Stallions' football has developed its own lexicon and culture; doing a "Rauru Albatross", a "Julesirelli Twinkle", a "Hodges Toe-Hack", or simply a "Ben Brooks", just some of the expressions attempting to capture the almost unspeakable horrors of Stallions play.

As testament to the abject horror of the Stallions squad, a weekly prize of a pink headband or "the Pony" award (to be worn by the winner at the next game) is awarded based on the most despicable, pathetic, convoluted, or ridiculous performance/ pre-match utterance/event.

Fear and loathing has resulted in the Pony's securing a corner of the Club Rooms each Saturday for their own, the corner is known simply as"the Stables" or the "Knackers Yard"

The Stallions now have a cell in at least one other country, and across two sporting codes (Football and Cricket). Proliferation of other Stallions codes is expected with current Stallion players in either code having first right of refusal to join the team.

Stallions Highlights:
In 2004 an Olympic player waving his testicles at the team and offering them for breakfast- for the record the invitation was politely declined.
2007 Ben Hodges managing to start( but not take part in) a fight in a match he was just wandering past (Marist Inter v Uni Raiders)

Unfortunately Ben's research skills didn't quite go as far as a look over the archives on the Capital Football website, and from the table above one can clearly see that there were not in fact 18 losses from 18 games.

Somewhat surprisingly, and even my memory deserts me of this, we managed to pick up 3 wins and 2 draws from our first season. We also managed to score an average of over a goal a game, which for a bunch of rugby players and generally non sporting people wasn't too bad. What Ben didn't mention in his history was that the Stallions was set up by a group of Weir House DW's, pulling in random friends and more 'mature' exchange students who were residents at Weir House.

Ben and Hilmar, the Germans, were two such recruits and controlled the midfield admirably, but as can be seen on the table, it was the defense that in the end doomed us to relegation. (Actually, now that I look at it again, the attack probably had a big part to play in that as well!

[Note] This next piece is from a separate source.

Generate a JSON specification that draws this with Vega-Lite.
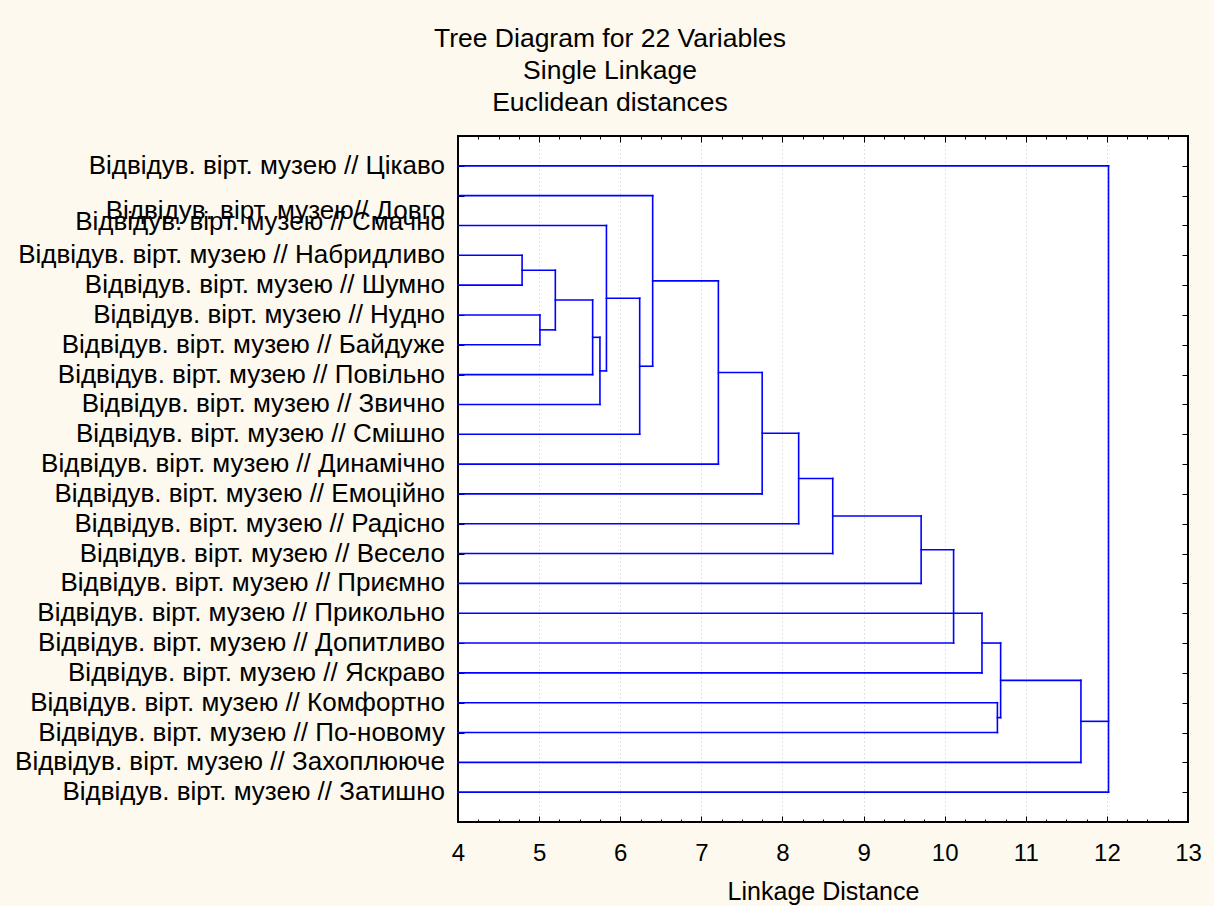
{
  "$schema": "https://vega.github.io/schema/vega-lite/v6.json",
  "width": 730,
  "height": 686,
  "autosize": "none",
  "padding": {"left": 458, "top": 136, "right": 26, "bottom": 84},
  "background": "#fdf9ef",
  "config": {
    "view": {"fill": "white", "stroke": "black", "strokeWidth": 2},
    "font": "Liberation Sans",
    "axis": {"labelFont": "Liberation Sans", "titleFont": "Liberation Sans", "labelColor": "black", "titleColor": "black", "tickColor": "black"}
  },
  "title": {
    "text": ["Tree Diagram for 22  Variables", "Single Linkage", "Euclidean distances"],
    "font": "Liberation Sans",
    "fontSize": 26.5,
    "fontWeight": "normal",
    "lineHeight": 32,
    "anchor": "middle",
    "frame": "group",
    "dx": -213,
    "offset": 19,
    "color": "black"
  },
  "datasets": {
    "segments": [
      {"x": 4, "x2": 12.02, "y": 0, "y2": 0},
      {"x": 4, "x2": 6.40, "y": 1, "y2": 1},
      {"x": 4, "x2": 5.83, "y": 2, "y2": 2},
      {"x": 4, "x2": 4.79, "y": 3, "y2": 3},
      {"x": 4, "x2": 4.79, "y": 4, "y2": 4},
      {"x": 4, "x2": 5.01, "y": 5, "y2": 5},
      {"x": 4, "x2": 5.01, "y": 6, "y2": 6},
      {"x": 4, "x2": 5.66, "y": 7, "y2": 7},
      {"x": 4, "x2": 5.75, "y": 8, "y2": 8},
      {"x": 4, "x2": 6.24, "y": 9, "y2": 9},
      {"x": 4, "x2": 7.21, "y": 10, "y2": 10},
      {"x": 4, "x2": 7.75, "y": 11, "y2": 11},
      {"x": 4, "x2": 8.20, "y": 12, "y2": 12},
      {"x": 4, "x2": 8.62, "y": 13, "y2": 13},
      {"x": 4, "x2": 9.71, "y": 14, "y2": 14},
      {"x": 4, "x2": 10.46, "y": 15, "y2": 15},
      {"x": 4, "x2": 10.11, "y": 16, "y2": 16},
      {"x": 4, "x2": 10.46, "y": 17, "y2": 17},
      {"x": 4, "x2": 10.65, "y": 18, "y2": 18},
      {"x": 4, "x2": 10.65, "y": 19, "y2": 19},
      {"x": 4, "x2": 11.68, "y": 20, "y2": 20},
      {"x": 4, "x2": 12.02, "y": 21, "y2": 21},
      {"x": 4.79, "x2": 5.20, "y": 3.5, "y2": 3.5},
      {"x": 5.01, "x2": 5.20, "y": 5.5, "y2": 5.5},
      {"x": 5.20, "x2": 5.66, "y": 4.5, "y2": 4.5},
      {"x": 5.66, "x2": 5.75, "y": 5.75, "y2": 5.75},
      {"x": 5.75, "x2": 5.83, "y": 6.875, "y2": 6.875},
      {"x": 5.83, "x2": 6.24, "y": 4.4375, "y2": 4.4375},
      {"x": 6.24, "x2": 6.40, "y": 6.71875, "y2": 6.71875},
      {"x": 6.40, "x2": 7.21, "y": 3.859, "y2": 3.859},
      {"x": 7.21, "x2": 7.75, "y": 6.93, "y2": 6.93},
      {"x": 7.75, "x2": 8.20, "y": 8.965, "y2": 8.965},
      {"x": 8.20, "x2": 8.62, "y": 10.482, "y2": 10.482},
      {"x": 8.62, "x2": 9.71, "y": 11.741, "y2": 11.741},
      {"x": 9.71, "x2": 10.11, "y": 12.871, "y2": 12.871},
      {"x": 10.46, "x2": 10.69, "y": 16, "y2": 16},
      {"x": 10.65, "x2": 10.69, "y": 18.5, "y2": 18.5},
      {"x": 10.69, "x2": 11.68, "y": 17.25, "y2": 17.25},
      {"x": 11.68, "x2": 12.02, "y": 18.625, "y2": 18.625},
      {"x": 4.79, "x2": 4.79, "y": 3, "y2": 4},
      {"x": 5.01, "x2": 5.01, "y": 5, "y2": 6},
      {"x": 5.20, "x2": 5.20, "y": 3.5, "y2": 5.5},
      {"x": 5.66, "x2": 5.66, "y": 4.5, "y2": 7},
      {"x": 5.75, "x2": 5.75, "y": 5.75, "y2": 8},
      {"x": 5.83, "x2": 5.83, "y": 2, "y2": 6.875},
      {"x": 6.24, "x2": 6.24, "y": 4.4375, "y2": 9},
      {"x": 6.40, "x2": 6.40, "y": 1, "y2": 6.71875},
      {"x": 7.21, "x2": 7.21, "y": 3.859, "y2": 10},
      {"x": 7.75, "x2": 7.75, "y": 6.93, "y2": 11},
      {"x": 8.20, "x2": 8.20, "y": 8.965, "y2": 12},
      {"x": 8.62, "x2": 8.62, "y": 10.482, "y2": 13},
      {"x": 9.71, "x2": 9.71, "y": 11.741, "y2": 14},
      {"x": 10.11, "x2": 10.11, "y": 12.871, "y2": 16},
      {"x": 10.46, "x2": 10.46, "y": 15, "y2": 17},
      {"x": 10.65, "x2": 10.65, "y": 18, "y2": 19},
      {"x": 10.69, "x2": 10.69, "y": 16, "y2": 18.5},
      {"x": 11.68, "x2": 11.68, "y": 17.25, "y2": 20},
      {"x": 12.02, "x2": 12.02, "y": 0, "y2": 21}
    ],
    "leaves": [
      {"label": "Відвідув. вірт. музею // Цікаво", "pos": 0},
      {"label": "Відвідув. вірт. музею// Довго", "pos": 1.5},
      {"label": "Відвідув. вірт. музею // Смачно", "pos": 1.9},
      {"label": "Відвідув. вірт. музею // Набридливо", "pos": 3},
      {"label": "Відвідув. вірт. музею // Шумно", "pos": 4},
      {"label": "Відвідув. вірт. музею // Нудно", "pos": 5},
      {"label": "Відвідув. вірт. музею // Байдуже", "pos": 6},
      {"label": "Відвідув. вірт. музею // Повільно", "pos": 7},
      {"label": "Відвідув. вірт. музею // Звично", "pos": 8},
      {"label": "Відвідув. вірт. музею // Смішно", "pos": 9},
      {"label": "Відвідув. вірт. музею // Динамічно", "pos": 10},
      {"label": "Відвідув. вірт. музею // Емоційно", "pos": 11},
      {"label": "Відвідув. вірт. музею // Радісно", "pos": 12},
      {"label": "Відвідув. вірт. музею // Весело", "pos": 13},
      {"label": "Відвідув. вірт. музею // Приємно", "pos": 14},
      {"label": "Відвідув. вірт. музею // Прикольно", "pos": 15},
      {"label": "Відвідув. вірт. музею // Допитливо", "pos": 16},
      {"label": "Відвідув. вірт. музею // Яскраво", "pos": 17},
      {"label": "Відвідув. вірт. музею // Комфортно", "pos": 18},
      {"label": "Відвідув. вірт. музею // По-новому", "pos": 19},
      {"label": "Відвідув. вірт. музею // Захоплююче", "pos": 20},
      {"label": "Відвідув. вірт. музею // Затишно", "pos": 21}
    ]
  },
  "layer": [
    {
      "data": {"name": "segments"},
      "mark": {"type": "rule", "color": "#0000ff", "strokeWidth": 1.6, "strokeCap": "square"},
      "encoding": {
        "x": {
          "field": "x", "type": "quantitative",
          "scale": {"domain": [4, 13], "nice": false, "zero": false},
          "axis": {
            "orient": "bottom",
            "values": [4, 4.25, 4.5, 4.75, 5, 5.25, 5.5, 5.75, 6, 6.25, 6.5, 6.75, 7, 7.25, 7.5, 7.75, 8, 8.25, 8.5, 8.75, 9, 9.25, 9.5, 9.75, 10, 10.25, 10.5, 10.75, 11, 11.25, 11.5, 11.75, 12, 12.25, 12.5, 12.75, 13],
            "format": "~g",
            "tickSize": {"condition": {"test": "datum.value % 1 === 0", "value": -6}, "value": -3},
            "labelExpr": "datum.value % 1 === 0 ? datum.label : ''",
            "labelOverlap": false,
            "labelFlush": false,
            "labelFontSize": 24,
            "labelPadding": 25,
            "domain": false,
            "grid": true,
            "gridDash": [1, 3],
            "gridColor": "#c8c8c8",
            "gridOpacity": {"condition": {"test": "datum.value % 1 === 0 && datum.value > 4 && datum.value < 13", "value": 1}, "value": 0},
            "title": "Linkage Distance",
            "titleFontSize": 25,
            "titleFontWeight": "normal",
            "titlePadding": 11
          }
        },
        "x2": {"field": "x2"},
        "y": {
          "field": "y", "type": "quantitative",
          "scale": {"domain": [-1, 22], "nice": false, "zero": false, "reverse": true},
          "axis": {
            "orient": "left",
            "values": [0, 1, 2, 3, 4, 5, 6, 7, 8, 9, 10, 11, 12, 13, 14, 15, 16, 17, 18, 19, 20, 21],
            "labels": false,
            "tickSize": -6,
            "domain": false,
            "grid": false,
            "title": null
          }
        },
        "y2": {"field": "y2"}
      }
    },
    {
      "data": {"name": "leaves"},
      "mark": {"type": "text", "align": "right", "baseline": "middle", "dx": -13, "fontSize": 26, "font": "Liberation Sans", "color": "black"},
      "encoding": {
        "x": {
          "datum": 4, "type": "quantitative",
          "scale": {"domain": [4, 13], "nice": false, "zero": false},
          "axis": {
            "orient": "top",
            "values": [4, 4.25, 4.5, 4.75, 5, 5.25, 5.5, 5.75, 6, 6.25, 6.5, 6.75, 7, 7.25, 7.5, 7.75, 8, 8.25, 8.5, 8.75, 9, 9.25, 9.5, 9.75, 10, 10.25, 10.5, 10.75, 11, 11.25, 11.5, 11.75, 12, 12.25, 12.5, 12.75, 13],
            "tickSize": {"condition": {"test": "datum.value % 1 === 0", "value": -6}, "value": -3},
            "labels": false,
            "domain": false,
            "grid": false,
            "title": null
          }
        },
        "y": {
          "field": "pos", "type": "quantitative",
          "scale": {"domain": [-1, 22], "nice": false, "zero": false, "reverse": true},
          "axis": {
            "orient": "right",
            "values": [0, 1, 2, 3, 4, 5, 6, 7, 8, 9, 10, 11, 12, 13, 14, 15, 16, 17, 18, 19, 20, 21],
            "labels": false,
            "tickSize": -6,
            "domain": false,
            "grid": false,
            "title": null
          }
        },
        "text": {"field": "label"}
      }
    }
  ],
  "resolve": {"axis": {"x": "independent", "y": "independent"}}
}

Having the 2nd worst GA and the worst equal GF, we were probably lucky to finish in 9th!) Rauru (yes, I'm writing in 3rd person) and Lachlan are the only two original Stallions still milling around the team, and Lachlan claims that he was the golden boot that year with a mighty 7 goals, but even that is up for debate! Many of the names of the team desert me after 10 years, but one thing is for sure, they will remember their time as a Stallion proudly.

Looking at the table, it's hard to tell if any of these teams still exist as only the Petone Prats and Uni Legends have nicknames attached. After a look at the current tables neither of these teams exist by that name so who knows.

Despite relegation, most of the team felt it was an ok season with plenty of shits and giggles, and it set the social tone for seasons to come. The following year most of the team went their different ways, as often is the way when it is a team of mainly 3rd/4th year students, and the Stallions evolved into more of what it looks today, but that's a story for next week.

7 comments:

005 said...

The Stallions just weren't the Stallions until Corey showed up, clearly.

005 said...

Who else misses Hodges?

T said...

I miss the Stallions original strip! Very classy. Pity you don't have a photo of it Rauru

Rauru said...

A photo of it? I have the actual thing still!

005 said...

Ha, I've never seen it - we need to make use of it - perhaps it can be our official ref shirt?

energy24.7 said...

Got a goody from a few years back when we lost Jamie's new balls (One Adidas Euro 2008 ball, and one Nike '90' ball to be exact) at Cobham in the first game of 2008 when it pissed down with rain.
Jamie was not happy so I emailed Marist who after taking the piss - "I'm sorry but I don't know how the stallions lost their balls. Is a name change in order - Uni Geldings?" - promptly blamed someone else.
Brilliant. Fuckers.

005 said...

Well we must have found our balls again when when we thrashed Marist a couple of weekends ago. Take that Carlos!